You see this kind of thing all the time. Julia
Louis-Dreyfus wants you to know that it’s a myth that she grew up the coddled
daughter of a billionaire, and that’s true: Gérard Louis-Dreyfus didn’t become
a billionaire until a little later in life, and probably had only a few hundred
million when the actress was a youngster. Carrie Brownstein is one of those
radicals who found her radicalism at the prep school her corporate-lawyer
father sent her to. Back in Texas, Molly Ivins was a lefty populist who spent her
high school weekends entertaining friends on the family yacht. It isn’t enough
to win—the profoundly avaricious among us have to have one of those
things that money cannot buy, such as the joy of having overcome long odds. It
doesn’t matter if the story is true; the sentiment is real.

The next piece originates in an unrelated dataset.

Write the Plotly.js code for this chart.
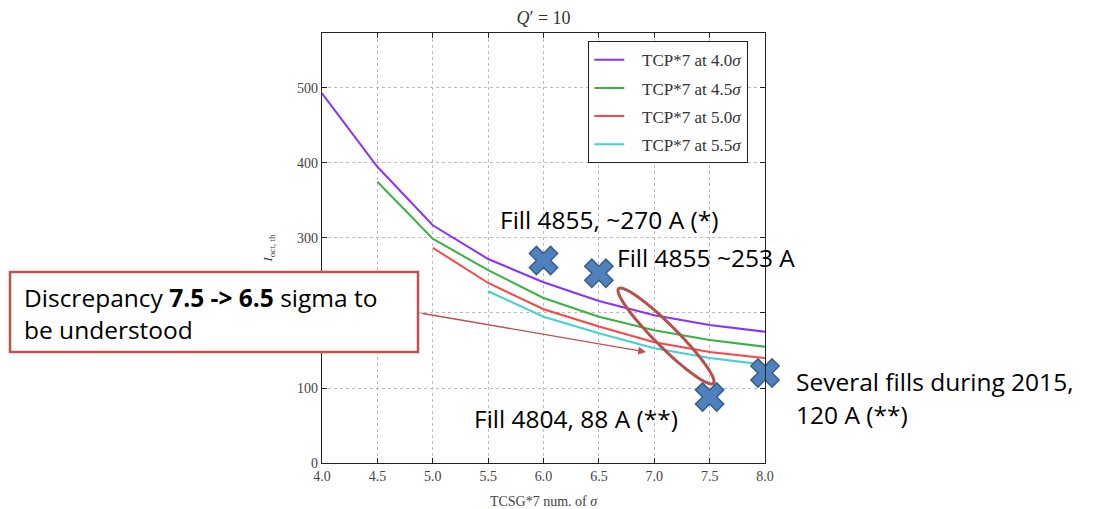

Beyoncé didn’t grow up next to the River Oaks mansion
that Molly Ivins lived in. But she had married parents (they divorced in 2011),
a father with a college degree (in economics), went to good schools (including
Houston’s public performing arts magnet), etc. No doubt there were tough times
and disappointments, and her home life apparently was far from perfect, but she
also had a lot of success from a very young age and a supportive family. And,
for most of her career, she has been widely admired, praised in most of the
circles that count and positively loved in many of them.
On Cowboy Carter, she sings about how much
she has had to overcome.
But one suspects that she could have made a country album
and presented it in a way that would have been celebrated by
the so-called establishment, whose rejection is such a big, weird part of the
album’s conception and marketing—if she had wanted to. Who doesn’t want to
invite Beyoncé to the party? It is true that controversy sells and that money
is nice to have, but by this point Beyoncé is probably above investing so much
emotionally in a phony controversy strictly as a gimmick to goose sales. She
means it. That resentment is real. I still think she should start writing for
Broadway, but, as it turns out, there is an art form perfectly suited to giving
voice to that kind of resentment, insecurity, and anger—which gives me a crazy
idea:
Beyoncé should make a country album.